**Recorded data**
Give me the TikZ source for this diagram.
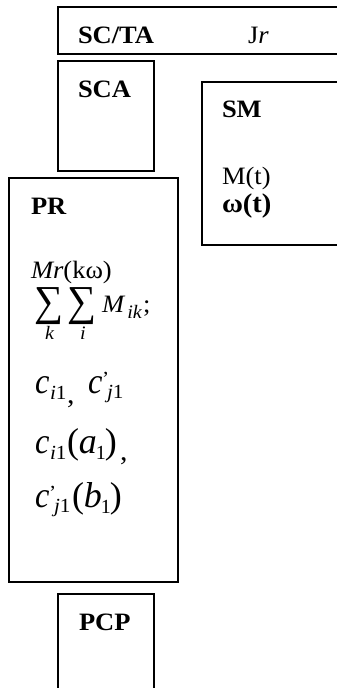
\documentclass[tikz,border=0pt]{standalone}
\usepackage{fontspec}
\usepackage{graphicx}
\setmainfont[FakeStretch=1.06]{Liberation Serif}
\newfontfamily\cfam[FakeStretch=0.9]{Liberation Serif}
\newfontfamily\pfam{Liberation Serif}
\newcommand{\lbl}{\fontsize{25}{28}\selectfont}
\newcommand{\cfont}{\cfam\fontsize{36}{38}\selectfont}
\newcommand{\pfont}{\pfam\fontsize{36}{38}\selectfont}
\newcommand{\sfont}{\fontsize{20}{22}\selectfont}
\newcommand{\tfont}{\fontsize{19}{22}\selectfont}
\begin{document}
\begin{tikzpicture}[x=1pt,y=-1pt,
  box/.style={draw, line width=2pt, inner sep=0pt, outer sep=0pt, anchor=north west},
  txt/.style={inner sep=0pt, outer sep=0pt, anchor=base west}]
\useasboundingbox (0,0) rectangle (337,688);
\clip (0,0) rectangle (337,688);
% boxes
\node[box, minimum width=290pt, minimum height=47pt] (scta) at (58,7) {};
\node[box, minimum width=96pt, minimum height=110pt] (sca) at (58,61) {};
\node[box, minimum width=145pt, minimum height=163pt] (sm) at (202,82) {};
\node[box, minimum width=169pt, minimum height=404pt] (pr) at (9,178) {};
\node[box, minimum width=96pt, minimum height=110pt] (pcp) at (58,594) {};
% labels
\node[txt] (tscta) at (78,43) {\lbl\bfseries SC/TA};
\node[txt] (tjr) at (248,43) {\lbl J\textit{r}};
\node[txt] (tsca) at (78,97) {\lbl\bfseries SCA};
\node[txt] (tsm) at (222,117) {\lbl\bfseries SM};
\node[txt] (tmt) at (222,184) {\lbl M(t)};
\node[txt] (tom) at (222,212) {\fontsize{27}{28}\selectfont\bfseries ω(t)};
\node[txt] (tpr) at (31,214) {\lbl\bfseries PR};
\node[txt] (tmr) at (31,278) {\lbl\textit{Mr}(kω)};
% sums
\node[inner sep=0pt] (sig1) at (49.5,306) {\resizebox*{29pt}{37pt}{\lbl ∑}};
\node[inner sep=0pt] (sig2) at (82.5,306) {\resizebox*{29pt}{37pt}{\lbl ∑}};
\node[txt] (sk) at (45,339) {\tfont\textit{k}};
\node[txt] (si) at (80,339) {\tfont\textit{i}};
\node[txt] (smik) at (102,312) {\lbl\textit{M}\raisebox{-6pt}{\tfont\kern2pt\textit{ik}}\kern1pt;};
% c lines
\node[txt] (c1) at (35,393) {\cfont\textit{c}};
\node[txt] (c1s) at (50,399) {\sfont\textit{i}1};
\node[txt] (cm1) at (67,403) {\fontsize{28}{30}\selectfont ,};
\node[txt] (c2) at (88,393) {\cfont\textit{c}};
\node[txt] (c2p) at (102,385) {\sfont ’};
\node[txt] (c2s) at (107,398) {\sfont\textit{j}1};
\node[txt] (c3) at (35,453) {\cfont\textit{c}};
\node[txt] (c3s) at (50,459) {\sfont\textit{i}1};
\node[txt] (c3a) at (67,453) {\pfont(\textit{a}\kern-1pt\raisebox{-6pt}{\sfont 1}\kern-1pt)};
\node[txt] (cm2) at (120,460) {\fontsize{28}{30}\selectfont ,};
\node[txt] (c4) at (35,507) {\cfont\textit{c}};
\node[txt] (c4p) at (49,499) {\sfont ’};
\node[txt] (c4s) at (54,512) {\sfont\textit{j}1};
\node[txt] (c4b) at (72,507) {\pfont(\textit{b}\kern-1pt\raisebox{-6pt}{\sfont 1}\kern-1pt)};
\node[txt] (tpcp) at (79,630) {\lbl\bfseries PCP};
\end{tikzpicture}
\end{document}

**Exercise description**
Output the data above without changes, apart from leaving out the pictures.

**Output for this exercise**
Give me the TikZ source for this diagram.
\documentclass[tikz,border=0pt]{standalone}
\usepackage{fontspec}
\usepackage{graphicx}
\setmainfont[FakeStretch=1.06]{Liberation Serif}
\newfontfamily\cfam[FakeStretch=0.9]{Liberation Serif}
\newfontfamily\pfam{Liberation Serif}
\newcommand{\lbl}{\fontsize{25}{28}\selectfont}
\newcommand{\cfont}{\cfam\fontsize{36}{38}\selectfont}
\newcommand{\pfont}{\pfam\fontsize{36}{38}\selectfont}
\newcommand{\sfont}{\fontsize{20}{22}\selectfont}
\newcommand{\tfont}{\fontsize{19}{22}\selectfont}
\begin{document}
\begin{tikzpicture}[x=1pt,y=-1pt,
  box/.style={draw, line width=2pt, inner sep=0pt, outer sep=0pt, anchor=north west},
  txt/.style={inner sep=0pt, outer sep=0pt, anchor=base west}]
\useasboundingbox (0,0) rectangle (337,688);
\clip (0,0) rectangle (337,688);
% boxes
\node[box, minimum width=290pt, minimum height=47pt] (scta) at (58,7) {};
\node[box, minimum width=96pt, minimum height=110pt] (sca) at (58,61) {};
\node[box, minimum width=145pt, minimum height=163pt] (sm) at (202,82) {};
\node[box, minimum width=169pt, minimum height=404pt] (pr) at (9,178) {};
\node[box, minimum width=96pt, minimum height=110pt] (pcp) at (58,594) {};
% labels
\node[txt] (tscta) at (78,43) {\lbl\bfseries SC/TA};
\node[txt] (tjr) at (248,43) {\lbl J\textit{r}};
\node[txt] (tsca) at (78,97) {\lbl\bfseries SCA};
\node[txt] (tsm) at (222,117) {\lbl\bfseries SM};
\node[txt] (tmt) at (222,184) {\lbl M(t)};
\node[txt] (tom) at (222,212) {\fontsize{27}{28}\selectfont\bfseries ω(t)};
\node[txt] (tpr) at (31,214) {\lbl\bfseries PR};
\node[txt] (tmr) at (31,278) {\lbl\textit{Mr}(kω)};
% sums
\node[inner sep=0pt] (sig1) at (49.5,306) {\resizebox*{29pt}{37pt}{\lbl ∑}};
\node[inner sep=0pt] (sig2) at (82.5,306) {\resizebox*{29pt}{37pt}{\lbl ∑}};
\node[txt] (sk) at (45,339) {\tfont\textit{k}};
\node[txt] (si) at (80,339) {\tfont\textit{i}};
\node[txt] (smik) at (102,312) {\lbl\textit{M}\raisebox{-6pt}{\tfont\kern2pt\textit{ik}}\kern1pt;};
% c lines
\node[txt] (c1) at (35,393) {\cfont\textit{c}};
\node[txt] (c1s) at (50,399) {\sfont\textit{i}1};
\node[txt] (cm1) at (67,403) {\fontsize{28}{30}\selectfont ,};
\node[txt] (c2) at (88,393) {\cfont\textit{c}};
\node[txt] (c2p) at (102,385) {\sfont ’};
\node[txt] (c2s) at (107,398) {\sfont\textit{j}1};
\node[txt] (c3) at (35,453) {\cfont\textit{c}};
\node[txt] (c3s) at (50,459) {\sfont\textit{i}1};
\node[txt] (c3a) at (67,453) {\pfont(\textit{a}\kern-1pt\raisebox{-6pt}{\sfont 1}\kern-1pt)};
\node[txt] (cm2) at (120,460) {\fontsize{28}{30}\selectfont ,};
\node[txt] (c4) at (35,507) {\cfont\textit{c}};
\node[txt] (c4p) at (49,499) {\sfont ’};
\node[txt] (c4s) at (54,512) {\sfont\textit{j}1};
\node[txt] (c4b) at (72,507) {\pfont(\textit{b}\kern-1pt\raisebox{-6pt}{\sfont 1}\kern-1pt)};
\node[txt] (tpcp) at (79,630) {\lbl\bfseries PCP};
\end{tikzpicture}
\end{document}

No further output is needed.